Wien. "Kasperl! Hinter dir!!!" Zwei Dutzend Kinder brüllen sich die Seele aus dem Leib, während Thomas Ettls linke Hand sich von hinten an seine rechte Hand anschleicht. Die Aufregung ist begründet, steckt doch Ettls linke Hand im Krokodil, dem der Praterkasperl auf seiner rechten Hand gleich mit der Pritsche eins überziehen wird.

An diesem Dienstagnachmittag ist die Kasperlwelt im Wiener Prater noch in Ordnung - in der folgenden Nacht aber herrscht helle Aufregung der ganz anderen Art. Da bricht nämlich ein 36-Jähriger gegen 22.30 Uhr ins Kasperltheater am Wurschtelplatz 1 ein und sorgt für einen lustigen Tweet der Wiener Polizei: "Taritara die Polizei ist da!" Der Link führt zu einer Presseaussendung mit dem Titel "Hurra! Ein Tatverdächtiger war noch da - Festnahme." Die Wiener Polizei beweist damit Humor - und tritt in weiterer Folge in ein kleines Insider-Fettnäpfchen. Denn am Ende des Tweets heißt es: "Kasperl, Großmutter und Pezi sind wohl auf."

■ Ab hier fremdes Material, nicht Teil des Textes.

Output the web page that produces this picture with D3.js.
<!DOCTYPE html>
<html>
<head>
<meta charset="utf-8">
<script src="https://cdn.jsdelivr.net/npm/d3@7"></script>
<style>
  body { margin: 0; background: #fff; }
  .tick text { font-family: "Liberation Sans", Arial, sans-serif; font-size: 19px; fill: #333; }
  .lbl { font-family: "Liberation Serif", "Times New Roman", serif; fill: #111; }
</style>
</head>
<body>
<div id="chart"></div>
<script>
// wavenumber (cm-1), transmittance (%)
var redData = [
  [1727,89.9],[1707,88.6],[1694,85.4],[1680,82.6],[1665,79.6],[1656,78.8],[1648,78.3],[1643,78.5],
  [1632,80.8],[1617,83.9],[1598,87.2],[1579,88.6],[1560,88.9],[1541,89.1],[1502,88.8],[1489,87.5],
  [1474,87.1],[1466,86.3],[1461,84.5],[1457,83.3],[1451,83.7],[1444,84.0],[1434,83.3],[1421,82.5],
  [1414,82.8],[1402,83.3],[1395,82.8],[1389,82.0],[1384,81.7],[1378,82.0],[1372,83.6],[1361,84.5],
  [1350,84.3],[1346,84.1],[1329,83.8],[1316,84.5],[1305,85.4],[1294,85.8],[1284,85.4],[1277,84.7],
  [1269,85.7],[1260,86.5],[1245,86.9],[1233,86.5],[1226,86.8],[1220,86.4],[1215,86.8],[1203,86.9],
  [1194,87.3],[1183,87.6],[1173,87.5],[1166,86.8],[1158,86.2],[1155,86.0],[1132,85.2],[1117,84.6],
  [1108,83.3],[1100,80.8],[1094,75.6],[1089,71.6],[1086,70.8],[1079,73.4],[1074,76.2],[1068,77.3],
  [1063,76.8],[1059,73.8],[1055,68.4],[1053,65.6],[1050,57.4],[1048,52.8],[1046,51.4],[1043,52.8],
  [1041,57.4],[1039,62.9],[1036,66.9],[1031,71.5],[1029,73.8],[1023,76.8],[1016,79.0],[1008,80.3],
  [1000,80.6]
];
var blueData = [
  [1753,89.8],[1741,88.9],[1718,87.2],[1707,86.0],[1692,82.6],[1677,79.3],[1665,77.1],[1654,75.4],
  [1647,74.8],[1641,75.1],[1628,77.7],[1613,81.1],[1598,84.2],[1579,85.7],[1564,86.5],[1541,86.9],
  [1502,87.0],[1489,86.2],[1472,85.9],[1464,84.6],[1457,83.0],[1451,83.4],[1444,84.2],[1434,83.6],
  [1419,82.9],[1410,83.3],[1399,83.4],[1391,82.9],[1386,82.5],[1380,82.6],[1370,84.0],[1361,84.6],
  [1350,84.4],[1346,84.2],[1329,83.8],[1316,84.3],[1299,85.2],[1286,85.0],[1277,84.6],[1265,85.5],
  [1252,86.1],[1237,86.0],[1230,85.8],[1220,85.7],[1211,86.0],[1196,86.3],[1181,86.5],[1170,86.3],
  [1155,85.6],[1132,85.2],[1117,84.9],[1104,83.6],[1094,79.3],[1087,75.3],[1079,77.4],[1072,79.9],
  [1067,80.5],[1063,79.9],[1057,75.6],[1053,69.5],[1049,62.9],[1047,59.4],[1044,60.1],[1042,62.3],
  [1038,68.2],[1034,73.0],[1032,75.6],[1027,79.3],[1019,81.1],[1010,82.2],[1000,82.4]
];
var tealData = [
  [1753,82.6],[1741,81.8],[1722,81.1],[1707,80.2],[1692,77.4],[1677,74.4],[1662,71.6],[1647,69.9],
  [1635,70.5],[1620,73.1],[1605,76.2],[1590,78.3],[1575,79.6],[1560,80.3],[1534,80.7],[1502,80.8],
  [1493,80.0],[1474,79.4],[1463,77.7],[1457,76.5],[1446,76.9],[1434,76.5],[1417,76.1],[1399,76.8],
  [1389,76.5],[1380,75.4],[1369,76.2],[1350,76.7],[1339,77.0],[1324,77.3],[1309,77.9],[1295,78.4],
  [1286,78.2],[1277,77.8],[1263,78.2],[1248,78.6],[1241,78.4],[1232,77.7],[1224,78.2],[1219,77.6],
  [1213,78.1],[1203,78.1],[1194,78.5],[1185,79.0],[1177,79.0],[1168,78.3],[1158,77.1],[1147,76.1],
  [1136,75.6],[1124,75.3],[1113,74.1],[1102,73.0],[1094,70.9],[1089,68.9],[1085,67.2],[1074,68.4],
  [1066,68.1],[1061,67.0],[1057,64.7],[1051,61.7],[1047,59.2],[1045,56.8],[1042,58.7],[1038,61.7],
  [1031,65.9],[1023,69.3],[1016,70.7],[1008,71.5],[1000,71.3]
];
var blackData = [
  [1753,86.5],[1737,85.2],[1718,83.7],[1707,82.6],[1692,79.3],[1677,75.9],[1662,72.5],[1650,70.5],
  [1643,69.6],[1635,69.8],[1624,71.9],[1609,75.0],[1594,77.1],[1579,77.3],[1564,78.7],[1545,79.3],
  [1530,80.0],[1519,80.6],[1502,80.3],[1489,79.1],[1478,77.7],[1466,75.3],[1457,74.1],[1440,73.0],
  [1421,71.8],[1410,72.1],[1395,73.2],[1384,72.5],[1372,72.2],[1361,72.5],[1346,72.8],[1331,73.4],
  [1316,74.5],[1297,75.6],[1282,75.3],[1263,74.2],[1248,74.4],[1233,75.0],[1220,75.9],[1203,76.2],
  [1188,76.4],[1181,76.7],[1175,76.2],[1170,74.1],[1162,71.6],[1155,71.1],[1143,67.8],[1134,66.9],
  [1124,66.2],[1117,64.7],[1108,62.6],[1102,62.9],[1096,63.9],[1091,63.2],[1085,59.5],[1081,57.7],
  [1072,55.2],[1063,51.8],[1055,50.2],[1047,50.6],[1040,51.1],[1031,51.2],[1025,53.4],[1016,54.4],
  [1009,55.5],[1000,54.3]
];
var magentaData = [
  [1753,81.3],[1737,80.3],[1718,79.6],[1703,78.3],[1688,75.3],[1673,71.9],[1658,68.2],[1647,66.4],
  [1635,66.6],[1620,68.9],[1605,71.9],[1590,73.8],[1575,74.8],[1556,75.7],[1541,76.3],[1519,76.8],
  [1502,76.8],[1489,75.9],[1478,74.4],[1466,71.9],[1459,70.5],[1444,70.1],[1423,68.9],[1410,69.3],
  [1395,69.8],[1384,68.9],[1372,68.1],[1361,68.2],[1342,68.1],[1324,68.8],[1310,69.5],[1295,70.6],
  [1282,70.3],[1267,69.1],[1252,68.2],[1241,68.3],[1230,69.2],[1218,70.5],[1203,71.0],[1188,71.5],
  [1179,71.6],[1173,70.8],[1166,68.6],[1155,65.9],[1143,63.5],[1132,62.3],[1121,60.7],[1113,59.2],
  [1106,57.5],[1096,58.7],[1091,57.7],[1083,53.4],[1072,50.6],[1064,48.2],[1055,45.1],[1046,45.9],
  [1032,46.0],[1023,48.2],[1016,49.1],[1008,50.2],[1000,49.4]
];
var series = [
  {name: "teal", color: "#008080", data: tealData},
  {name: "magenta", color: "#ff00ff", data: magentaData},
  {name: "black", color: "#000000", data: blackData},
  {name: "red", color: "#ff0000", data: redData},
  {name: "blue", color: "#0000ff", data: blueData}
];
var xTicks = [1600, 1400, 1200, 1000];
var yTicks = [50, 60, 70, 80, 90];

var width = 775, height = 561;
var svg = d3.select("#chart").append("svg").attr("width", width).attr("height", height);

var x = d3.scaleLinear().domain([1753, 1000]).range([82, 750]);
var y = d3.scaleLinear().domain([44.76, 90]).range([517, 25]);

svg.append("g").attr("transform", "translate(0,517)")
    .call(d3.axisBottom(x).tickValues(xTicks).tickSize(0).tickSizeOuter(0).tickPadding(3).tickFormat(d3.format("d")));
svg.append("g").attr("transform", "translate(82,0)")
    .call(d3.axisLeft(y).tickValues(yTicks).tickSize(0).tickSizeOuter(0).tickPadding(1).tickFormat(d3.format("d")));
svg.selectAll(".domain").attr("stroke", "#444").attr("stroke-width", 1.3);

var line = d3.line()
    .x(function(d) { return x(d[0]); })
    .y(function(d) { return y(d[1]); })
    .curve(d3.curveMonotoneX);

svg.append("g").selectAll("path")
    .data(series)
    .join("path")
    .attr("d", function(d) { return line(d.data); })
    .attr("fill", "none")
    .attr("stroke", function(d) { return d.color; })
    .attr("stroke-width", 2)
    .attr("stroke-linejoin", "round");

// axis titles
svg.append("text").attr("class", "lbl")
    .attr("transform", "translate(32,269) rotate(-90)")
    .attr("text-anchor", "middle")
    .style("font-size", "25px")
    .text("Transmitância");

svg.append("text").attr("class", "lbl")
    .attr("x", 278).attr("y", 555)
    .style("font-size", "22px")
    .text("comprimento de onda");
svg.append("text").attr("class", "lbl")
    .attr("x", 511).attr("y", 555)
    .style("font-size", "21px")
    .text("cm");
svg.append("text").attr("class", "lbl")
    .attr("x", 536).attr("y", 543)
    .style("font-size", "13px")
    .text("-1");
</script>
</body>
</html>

Dabei weiß doch jedes Kind, dass der Pezi in der Urania zuhause ist und der Praterkasperl einen ganz anderen Juniorpartner hat: nämlich die blaue Ente Boing. Dieses kleine Detail am Rande bringt Ettl zum Schmunzeln, nachdem er im Gespräch mit der "Wiener Zeitung" festgestellt hat: "Wir hatten noch einmal Glück im Unglück." Denn weggekommen worden dürfte nichts sein, die Polizei konnte den mutmaßlichen Täter unmittelbar nach der Tat fassen und dabei einen Fahrzeugschlüssel, ein Armband, eine Tube Kunstblut und zwei 100-Euro-Spielgeldscheine sicherstellen.

Gags für die Eltern

Das Detail mit Boing und Pezi ist übrigens gar nicht so unwesentlich, ist doch gerade die Abgrenzung zur Urania zuletzt beim Praterkasperl als Gag vorgekommen. Die Kinder haben es freilich nicht mitbekommen, die anwesenden Eltern schon. "Letztendlich entscheiden ja die Erwachsenen, ob sie mit dem Kind ins Kasperltheater gehen. Deswegen machen wir auch zwischendurch Scherze, die für die Handlung und für die Kinder keine Bedeutung haben. Aber die Erwachsenen wissen, was gemeint ist", erklärt Ettl, der seit bald 30 Jahren sechsmal pro Woche Kasperl und Krokodil spielt. Seine Leidenschaft für den Praterkasperl, der seinerseits als Institution mehr als 250 Jahre unter der Zipfelmütze hat, finanziert sich der studierte Publizist und Theaterwissenschafter mit einem Job in der Nachtproduktion eines Medienunternehmens. Auch die Holzfiguren haben schon viel erlebt, sind zum Teil zehn Jahre alt. "Der Kasperl muss öfter hergerichtet werden", erzählt Ettl, "weil er sich ja ständig die Pritsche an die Wange hält und da was abbekommt."